Basic tag match with some decent spots. The finish wasn't exactly clean as Sin Cara hit a springboard moonsault and only seemed to land his index finger on Riley. The index finger was far more than Riley could handle though and he succumbs to the maneuver.
Angry Miz Girl did not like this segment, wants your soul

Yay, a graphic is shown and CM Punk is wrestling tonight. Sure its against Randy Orton but its better than nothing.

Next up we have a Divas match. Eve comes out and is going to be wrestling Nikki Bella. The only thing that could make this worthwhile is nudity and chocolate pudding and we're not going to get either. So in the mean time, lets talk about something worthwhile, and that's how tasty saltwater taffy is. If I had my druthers I'd be enjoying some right now. The brunette won.

Next is the Knighting of Sir Michael Cole. Sure would be nice if this was getting over an actual wrestler instead of an announcer.
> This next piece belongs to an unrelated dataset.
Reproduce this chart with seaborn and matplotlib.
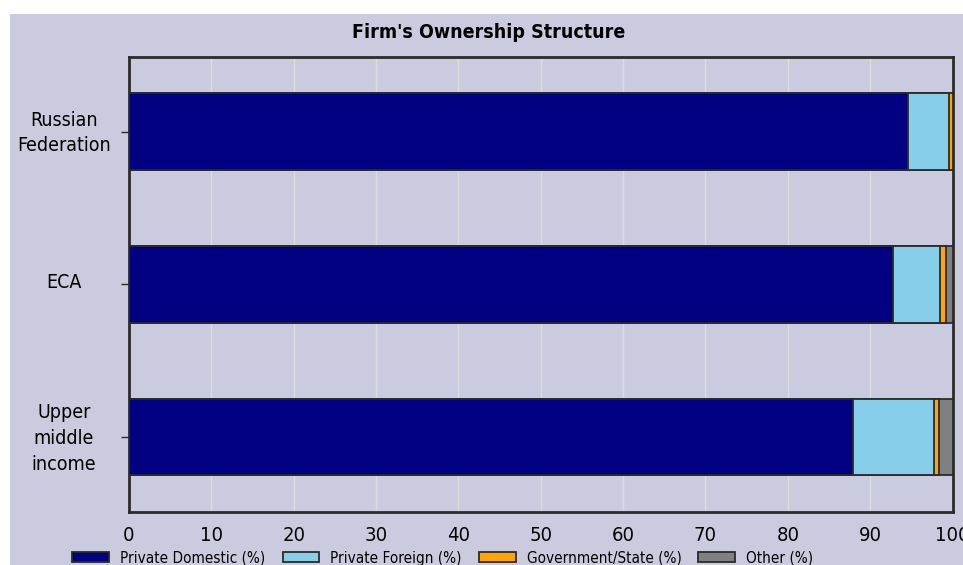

Here comes "The Queen." I wonder how much they paid this lady. I guess it doesn't matter, I'd probably do it for 100 dollars and the promise of a Daniel Bryan push. And if they let me keep the dress...

This whole segment was an attempt to insult your intelligence and taste. Michael Cole having yellow athletes foot fungus seemed like it would have fit better in a direct to DVD release of Freddy Got Fingered 2.

Next up is Santino taking on Sheamus. This was a boring short match that was borderline squash. Sheamus must have to dress up like Michael Jackson used to to keep that pasty, ivory, milky skin out of the sun. He's practically florescent.

Next up is our main event, CM Punk vs. Randy Orton. The crowd was very split on these two even with CM Punk playing it up for heel heat. I can say with quite a bit of honesty that this match was just as good as their match at Wrestlemania. There wasn't a wasted move in it. Orton got the win with a roll up. The New Nexus came down and beat up on Orton. Mason Riley freaks out and gets ready to punt Orton. Punk convinces Batista Lite that he should be able to do it instead. Punk runs at Orton who was playing possum and hits the RKO and runs out of the ring as we fade to black.